In discussions about the revitalisation of Port of Spain on Thursday, Mayor Joel Martinez and Downtown Owners and Merchants Association president Gregory Aboud couldn't agree on anything except that something must be done.
Each man laid the problem on the doorstep of the other, with Mr Aboud calling on the government to address the issue and Mr Martinez arguing that the business community must step up.
It wasn't clear if any of their perspectives reflected the experience of the wider population of citizens who work in and patronise the city centre, and that's part of the problem.
The government's plans to address the problem are predictably monolithic. Among the ideas offered by Mr Martinez are the construction of a hotel on the site where the Salvatori building once stood, and a multi-storey housing complex on the site of the now-defunct PowerGen station.
These are, regrettably, heavy-handed, big gesture efforts at addressing the decades long residential flight from Port of Spain. These projects also skip over the untidy fact that there has been no shortage of construction on the western end of Port of Spain, including the Hyatt hotel and massive government buildings that haven't improved the dilapidated state of the city centre, or East Port of Spain.
While the business community has tended to bring its focus to commercial opportunity in the capital city, it's the responsibility of the central government to design plans and initiatives, in consultation with stakeholders, for addressing its decline.
So, the mayor is correct to point out that business interests bought out the residents of Port of Spain, but structure and planning must govern any effort to encourage an agreeable environment for living in the city. Mr Martinez seemed surprised to discover from Newsday that Woodford Square was being used as a parking lot in defiance of its proper use, although part of Port of Spain is, in essence, right outside his mayoral window. It seems opportune, then, to invite the mayor to take a walk with his technical consultants and objectively view the city from the sidewalks to see how it is experienced outside of air-conditioned vehicles crawling in traffic.
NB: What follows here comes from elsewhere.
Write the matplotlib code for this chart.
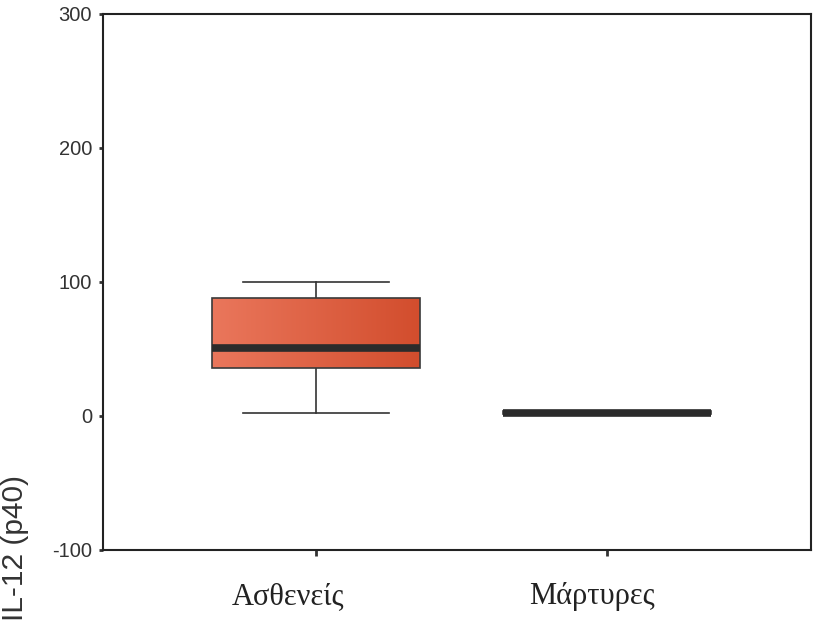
import numpy as np
import matplotlib.pyplot as plt
import matplotlib.transforms as mtransforms
from matplotlib.colors import LinearSegmentedColormap

# group labels and box statistics
groups = ['Ασθενείς', 'Μάρτυρες']
whislo = [2.2, 1.5]
q1 = [35.8, 1.5]
med = [50.5, 2.5]
q3 = [88.0, 3.8]
whishi = [100.0, 3.8]

yticks = [-100, 0, 100, 200, 300]

fig = plt.figure(figsize=(8.19, 6.24), dpi=100)
ax = fig.add_axes([0.1258, 0.1186, 0.8644, 0.859])

stats = []
for i in range(len(groups)):
    stats.append({'label': groups[i], 'whislo': whislo[i], 'q1': q1[i],
                  'med': med[i], 'q3': q3[i], 'whishi': whishi[i], 'fliers': []})

pos = [1, 2]
bp = ax.bxp(stats, positions=pos, widths=0.715, patch_artist=True, showfliers=False,
            boxprops=dict(facecolor='#DE5F40', edgecolor='#3a3a3a', linewidth=1.2),
            medianprops=dict(color='#2b2b2b', linewidth=5.5, solid_capstyle='butt'),
            whiskerprops=dict(color='#333333', linewidth=1.2),
            capprops=dict(color='#333333', linewidth=1.2),
            capwidths=0.5)

# left-to-right gradient inside the boxes, like the original
cmap = LinearSegmentedColormap.from_list('box', ['#EA775C', '#D24D2D'])
grad = np.linspace(0, 1, 256).reshape(1, -1)
for p, box in zip(pos, bp['boxes']):
    ext = box.get_path().get_extents()
    im = ax.imshow(grad, cmap=cmap, aspect='auto', zorder=3,
                   extent=[p - 0.36, p + 0.36, ext.y0, ext.y1], interpolation='bilinear')
    im.set_clip_path(box)
for b in bp['boxes']:
    b.set_facecolor('none')
    b.set_zorder(4)
for m in bp['medians']:
    m.set_zorder(5)

ax.set_xlim(0.268, 2.70)
ax.set_ylim(-100, 300)
ax.set_yticks(yticks)
ax.set_yticklabels([str(t) for t in yticks], fontsize=14.5, color='#333333',
                   family='Liberation Sans')
ax.set_xticks(pos)
ax.set_xticklabels(groups, fontsize=22, family='Liberation Serif', color='#222222')
ax.tick_params(axis='y', length=3, width=2, color='#333333', pad=5)
ax.tick_params(axis='x', length=4, width=2, color='#333333', pad=19)

# the category labels sit a little left of their ticks in the original
shifts = [-28, -15]
for lab, dx in zip(ax.get_xticklabels(), shifts):
    lab.set_transform(lab.get_transform() +
                      mtransforms.ScaledTranslation(dx / 100, 0, fig.dpi_scale_trans))

for s in ax.spines.values():
    s.set_linewidth(1.5)
    s.set_color('#222222')

fig.text(0.018, 0.122, 'IL-12 (p40)', rotation=90, fontsize=21.5,
         family='Liberation Sans', color='#333333', ha='center', va='center')

fig.savefig('out.png', dpi=100)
What he may find is that the problems that beset the city he is responsible for are more comprehensively social than they are infrastructural.
Efficient and well-tended infrastructure are important, but it is the designed experience that makes a city inviting. Human-focused design has fallen by the wayside in the development of the capital. Efforts at gentrifying south-west Port of Spain have tended to falter because buildings alone do not change a community. There must be measured social intervention that guides the reorientation of the city as more than a place to visit for business and then hastily leave.